- INSTRUCTIONS FOR THE TASK -
Repeat the full listing, word for word.

- RAW DATA -
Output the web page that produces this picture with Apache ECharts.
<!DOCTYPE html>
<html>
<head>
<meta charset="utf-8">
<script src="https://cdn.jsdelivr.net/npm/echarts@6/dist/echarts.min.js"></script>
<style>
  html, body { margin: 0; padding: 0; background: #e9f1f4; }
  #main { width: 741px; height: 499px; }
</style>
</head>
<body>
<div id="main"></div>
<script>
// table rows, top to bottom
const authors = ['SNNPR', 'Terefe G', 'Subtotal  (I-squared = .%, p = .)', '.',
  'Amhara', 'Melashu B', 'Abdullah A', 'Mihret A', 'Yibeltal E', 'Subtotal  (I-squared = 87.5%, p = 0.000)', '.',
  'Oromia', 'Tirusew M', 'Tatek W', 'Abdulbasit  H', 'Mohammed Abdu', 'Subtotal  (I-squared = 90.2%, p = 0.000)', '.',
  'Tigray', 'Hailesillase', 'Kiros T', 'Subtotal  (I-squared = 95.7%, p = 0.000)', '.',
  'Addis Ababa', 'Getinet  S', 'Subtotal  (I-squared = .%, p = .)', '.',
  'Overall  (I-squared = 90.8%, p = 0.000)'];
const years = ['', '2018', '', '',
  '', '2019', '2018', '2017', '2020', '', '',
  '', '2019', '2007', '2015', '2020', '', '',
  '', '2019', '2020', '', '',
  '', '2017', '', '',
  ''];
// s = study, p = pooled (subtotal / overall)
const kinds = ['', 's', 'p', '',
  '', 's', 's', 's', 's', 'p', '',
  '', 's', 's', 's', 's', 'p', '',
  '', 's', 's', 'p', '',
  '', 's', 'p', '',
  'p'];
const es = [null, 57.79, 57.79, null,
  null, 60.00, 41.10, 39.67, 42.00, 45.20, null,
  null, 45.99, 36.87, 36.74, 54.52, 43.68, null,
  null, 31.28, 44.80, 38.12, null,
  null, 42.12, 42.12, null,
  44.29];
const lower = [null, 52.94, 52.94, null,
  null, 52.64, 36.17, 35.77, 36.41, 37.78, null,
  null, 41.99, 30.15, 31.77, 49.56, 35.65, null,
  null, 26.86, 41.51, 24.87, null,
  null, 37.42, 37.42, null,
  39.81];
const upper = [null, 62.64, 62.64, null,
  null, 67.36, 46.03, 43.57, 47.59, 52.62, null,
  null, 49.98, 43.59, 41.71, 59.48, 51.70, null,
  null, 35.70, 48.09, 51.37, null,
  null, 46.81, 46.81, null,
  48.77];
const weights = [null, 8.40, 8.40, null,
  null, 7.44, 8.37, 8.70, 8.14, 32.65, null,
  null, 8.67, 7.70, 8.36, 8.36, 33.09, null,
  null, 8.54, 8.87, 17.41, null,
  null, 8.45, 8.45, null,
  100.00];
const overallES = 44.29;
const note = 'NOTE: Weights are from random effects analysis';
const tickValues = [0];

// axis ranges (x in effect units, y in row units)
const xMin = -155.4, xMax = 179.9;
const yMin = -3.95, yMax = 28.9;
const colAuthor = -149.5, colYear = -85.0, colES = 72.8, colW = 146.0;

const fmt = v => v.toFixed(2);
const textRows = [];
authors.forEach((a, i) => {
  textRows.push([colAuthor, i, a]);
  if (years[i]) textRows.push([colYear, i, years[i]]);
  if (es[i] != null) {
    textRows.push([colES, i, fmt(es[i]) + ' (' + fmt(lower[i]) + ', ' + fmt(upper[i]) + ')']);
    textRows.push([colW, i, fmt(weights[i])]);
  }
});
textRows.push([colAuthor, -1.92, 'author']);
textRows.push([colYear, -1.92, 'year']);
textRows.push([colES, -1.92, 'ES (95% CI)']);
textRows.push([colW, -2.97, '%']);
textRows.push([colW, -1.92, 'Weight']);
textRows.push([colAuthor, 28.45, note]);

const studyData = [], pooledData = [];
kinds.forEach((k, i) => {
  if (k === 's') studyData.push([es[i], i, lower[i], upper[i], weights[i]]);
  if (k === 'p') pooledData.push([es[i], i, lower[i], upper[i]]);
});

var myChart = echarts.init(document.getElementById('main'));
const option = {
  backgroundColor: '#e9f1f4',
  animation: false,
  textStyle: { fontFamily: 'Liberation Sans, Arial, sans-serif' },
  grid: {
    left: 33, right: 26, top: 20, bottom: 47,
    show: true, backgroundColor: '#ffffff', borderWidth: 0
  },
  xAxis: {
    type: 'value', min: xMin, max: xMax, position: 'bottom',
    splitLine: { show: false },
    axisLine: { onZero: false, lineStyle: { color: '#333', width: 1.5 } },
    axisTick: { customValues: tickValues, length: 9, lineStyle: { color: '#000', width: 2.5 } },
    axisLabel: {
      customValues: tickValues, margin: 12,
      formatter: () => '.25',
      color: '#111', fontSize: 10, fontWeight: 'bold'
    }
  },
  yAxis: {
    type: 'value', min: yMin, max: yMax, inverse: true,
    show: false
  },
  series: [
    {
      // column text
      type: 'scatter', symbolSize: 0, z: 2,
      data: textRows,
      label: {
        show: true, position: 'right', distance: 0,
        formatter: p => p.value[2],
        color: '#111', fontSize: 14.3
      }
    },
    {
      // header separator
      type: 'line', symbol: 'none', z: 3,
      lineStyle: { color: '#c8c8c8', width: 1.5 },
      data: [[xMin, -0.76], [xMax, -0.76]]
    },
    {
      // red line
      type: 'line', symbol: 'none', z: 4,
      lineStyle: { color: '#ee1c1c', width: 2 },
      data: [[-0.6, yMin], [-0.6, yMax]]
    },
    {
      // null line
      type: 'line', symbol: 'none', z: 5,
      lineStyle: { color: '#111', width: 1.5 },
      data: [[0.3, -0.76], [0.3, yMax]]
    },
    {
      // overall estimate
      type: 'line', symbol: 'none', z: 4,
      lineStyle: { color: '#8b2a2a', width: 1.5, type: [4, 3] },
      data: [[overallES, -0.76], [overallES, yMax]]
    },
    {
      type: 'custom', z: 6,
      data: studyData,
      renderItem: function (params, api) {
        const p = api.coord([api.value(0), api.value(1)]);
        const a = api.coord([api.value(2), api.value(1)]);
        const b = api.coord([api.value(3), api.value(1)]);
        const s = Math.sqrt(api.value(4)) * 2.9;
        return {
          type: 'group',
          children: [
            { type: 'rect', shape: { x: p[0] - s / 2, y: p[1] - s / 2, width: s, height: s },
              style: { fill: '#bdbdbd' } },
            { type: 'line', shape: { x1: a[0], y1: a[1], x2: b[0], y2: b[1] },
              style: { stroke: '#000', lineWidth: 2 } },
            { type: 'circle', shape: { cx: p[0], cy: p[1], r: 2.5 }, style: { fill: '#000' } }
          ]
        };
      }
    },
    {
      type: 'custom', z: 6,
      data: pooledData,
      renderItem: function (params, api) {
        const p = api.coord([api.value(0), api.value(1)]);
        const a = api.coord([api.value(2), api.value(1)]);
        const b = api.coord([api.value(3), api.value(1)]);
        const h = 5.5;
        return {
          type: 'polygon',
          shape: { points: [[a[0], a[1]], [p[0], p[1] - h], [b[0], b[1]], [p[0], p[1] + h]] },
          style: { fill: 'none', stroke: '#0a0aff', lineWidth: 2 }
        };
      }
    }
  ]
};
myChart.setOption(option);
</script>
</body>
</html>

- RESPONSE TO THE EXERCISE -
Output the web page that produces this picture with Apache ECharts.
<!DOCTYPE html>
<html>
<head>
<meta charset="utf-8">
<script src="https://cdn.jsdelivr.net/npm/echarts@6/dist/echarts.min.js"></script>
<style>
  html, body { margin: 0; padding: 0; background: #e9f1f4; }
  #main { width: 741px; height: 499px; }
</style>
</head>
<body>
<div id="main"></div>
<script>
// table rows, top to bottom
const authors = ['SNNPR', 'Terefe G', 'Subtotal  (I-squared = .%, p = .)', '.',
  'Amhara', 'Melashu B', 'Abdullah A', 'Mihret A', 'Yibeltal E', 'Subtotal  (I-squared = 87.5%, p = 0.000)', '.',
  'Oromia', 'Tirusew M', 'Tatek W', 'Abdulbasit  H', 'Mohammed Abdu', 'Subtotal  (I-squared = 90.2%, p = 0.000)', '.',
  'Tigray', 'Hailesillase', 'Kiros T', 'Subtotal  (I-squared = 95.7%, p = 0.000)', '.',
  'Addis Ababa', 'Getinet  S', 'Subtotal  (I-squared = .%, p = .)', '.',
  'Overall  (I-squared = 90.8%, p = 0.000)'];
const years = ['', '2018', '', '',
  '', '2019', '2018', '2017', '2020', '', '',
  '', '2019', '2007', '2015', '2020', '', '',
  '', '2019', '2020', '', '',
  '', '2017', '', '',
  ''];
// s = study, p = pooled (subtotal / overall)
const kinds = ['', 's', 'p', '',
  '', 's', 's', 's', 's', 'p', '',
  '', 's', 's', 's', 's', 'p', '',
  '', 's', 's', 'p', '',
  '', 's', 'p', '',
  'p'];
const es = [null, 57.79, 57.79, null,
  null, 60.00, 41.10, 39.67, 42.00, 45.20, null,
  null, 45.99, 36.87, 36.74, 54.52, 43.68, null,
  null, 31.28, 44.80, 38.12, null,
  null, 42.12, 42.12, null,
  44.29];
const lower = [null, 52.94, 52.94, null,
  null, 52.64, 36.17, 35.77, 36.41, 37.78, null,
  null, 41.99, 30.15, 31.77, 49.56, 35.65, null,
  null, 26.86, 41.51, 24.87, null,
  null, 37.42, 37.42, null,
  39.81];
const upper = [null, 62.64, 62.64, null,
  null, 67.36, 46.03, 43.57, 47.59, 52.62, null,
  null, 49.98, 43.59, 41.71, 59.48, 51.70, null,
  null, 35.70, 48.09, 51.37, null,
  null, 46.81, 46.81, null,
  48.77];
const weights = [null, 8.40, 8.40, null,
  null, 7.44, 8.37, 8.70, 8.14, 32.65, null,
  null, 8.67, 7.70, 8.36, 8.36, 33.09, null,
  null, 8.54, 8.87, 17.41, null,
  null, 8.45, 8.45, null,
  100.00];
const overallES = 44.29;
const note = 'NOTE: Weights are from random effects analysis';
const tickValues = [0];

// axis ranges (x in effect units, y in row units)
const xMin = -155.4, xMax = 179.9;
const yMin = -3.95, yMax = 28.9;
const colAuthor = -149.5, colYear = -85.0, colES = 72.8, colW = 146.0;

const fmt = v => v.toFixed(2);
const textRows = [];
authors.forEach((a, i) => {
  textRows.push([colAuthor, i, a]);
  if (years[i]) textRows.push([colYear, i, years[i]]);
  if (es[i] != null) {
    textRows.push([colES, i, fmt(es[i]) + ' (' + fmt(lower[i]) + ', ' + fmt(upper[i]) + ')']);
    textRows.push([colW, i, fmt(weights[i])]);
  }
});
textRows.push([colAuthor, -1.92, 'author']);
textRows.push([colYear, -1.92, 'year']);
textRows.push([colES, -1.92, 'ES (95% CI)']);
textRows.push([colW, -2.97, '%']);
textRows.push([colW, -1.92, 'Weight']);
textRows.push([colAuthor, 28.45, note]);

const studyData = [], pooledData = [];
kinds.forEach((k, i) => {
  if (k === 's') studyData.push([es[i], i, lower[i], upper[i], weights[i]]);
  if (k === 'p') pooledData.push([es[i], i, lower[i], upper[i]]);
});

var myChart = echarts.init(document.getElementById('main'));
const option = {
  backgroundColor: '#e9f1f4',
  animation: false,
  textStyle: { fontFamily: 'Liberation Sans, Arial, sans-serif' },
  grid: {
    left: 33, right: 26, top: 20, bottom: 47,
    show: true, backgroundColor: '#ffffff', borderWidth: 0
  },
  xAxis: {
    type: 'value', min: xMin, max: xMax, position: 'bottom',
    splitLine: { show: false },
    axisLine: { onZero: false, lineStyle: { color: '#333', width: 1.5 } },
    axisTick: { customValues: tickValues, length: 9, lineStyle: { color: '#000', width: 2.5 } },
    axisLabel: {
      customValues: tickValues, margin: 12,
      formatter: () => '.25',
      color: '#111', fontSize: 10, fontWeight: 'bold'
    }
  },
  yAxis: {
    type: 'value', min: yMin, max: yMax, inverse: true,
    show: false
  },
  series: [
    {
      // column text
      type: 'scatter', symbolSize: 0, z: 2,
      data: textRows,
      label: {
        show: true, position: 'right', distance: 0,
        formatter: p => p.value[2],
        color: '#111', fontSize: 14.3
      }
    },
    {
      // header separator
      type: 'line', symbol: 'none', z: 3,
      lineStyle: { color: '#c8c8c8', width: 1.5 },
      data: [[xMin, -0.76], [xMax, -0.76]]
    },
    {
      // red line
      type: 'line', symbol: 'none', z: 4,
      lineStyle: { color: '#ee1c1c', width: 2 },
      data: [[-0.6, yMin], [-0.6, yMax]]
    },
    {
      // null line
      type: 'line', symbol: 'none', z: 5,
      lineStyle: { color: '#111', width: 1.5 },
      data: [[0.3, -0.76], [0.3, yMax]]
    },
    {
      // overall estimate
      type: 'line', symbol: 'none', z: 4,
      lineStyle: { color: '#8b2a2a', width: 1.5, type: [4, 3] },
      data: [[overallES, -0.76], [overallES, yMax]]
    },
    {
      type: 'custom', z: 6,
      data: studyData,
      renderItem: function (params, api) {
        const p = api.coord([api.value(0), api.value(1)]);
        const a = api.coord([api.value(2), api.value(1)]);
        const b = api.coord([api.value(3), api.value(1)]);
        const s = Math.sqrt(api.value(4)) * 2.9;
        return {
          type: 'group',
          children: [
            { type: 'rect', shape: { x: p[0] - s / 2, y: p[1] - s / 2, width: s, height: s },
              style: { fill: '#bdbdbd' } },
            { type: 'line', shape: { x1: a[0], y1: a[1], x2: b[0], y2: b[1] },
              style: { stroke: '#000', lineWidth: 2 } },
            { type: 'circle', shape: { cx: p[0], cy: p[1], r: 2.5 }, style: { fill: '#000' } }
          ]
        };
      }
    },
    {
      type: 'custom', z: 6,
      data: pooledData,
      renderItem: function (params, api) {
        const p = api.coord([api.value(0), api.value(1)]);
        const a = api.coord([api.value(2), api.value(1)]);
        const b = api.coord([api.value(3), api.value(1)]);
        const h = 5.5;
        return {
          type: 'polygon',
          shape: { points: [[a[0], a[1]], [p[0], p[1] - h], [b[0], b[1]], [p[0], p[1] + h]] },
          style: { fill: 'none', stroke: '#0a0aff', lineWidth: 2 }
        };
      }
    }
  ]
};
myChart.setOption(option);
</script>
</body>
</html>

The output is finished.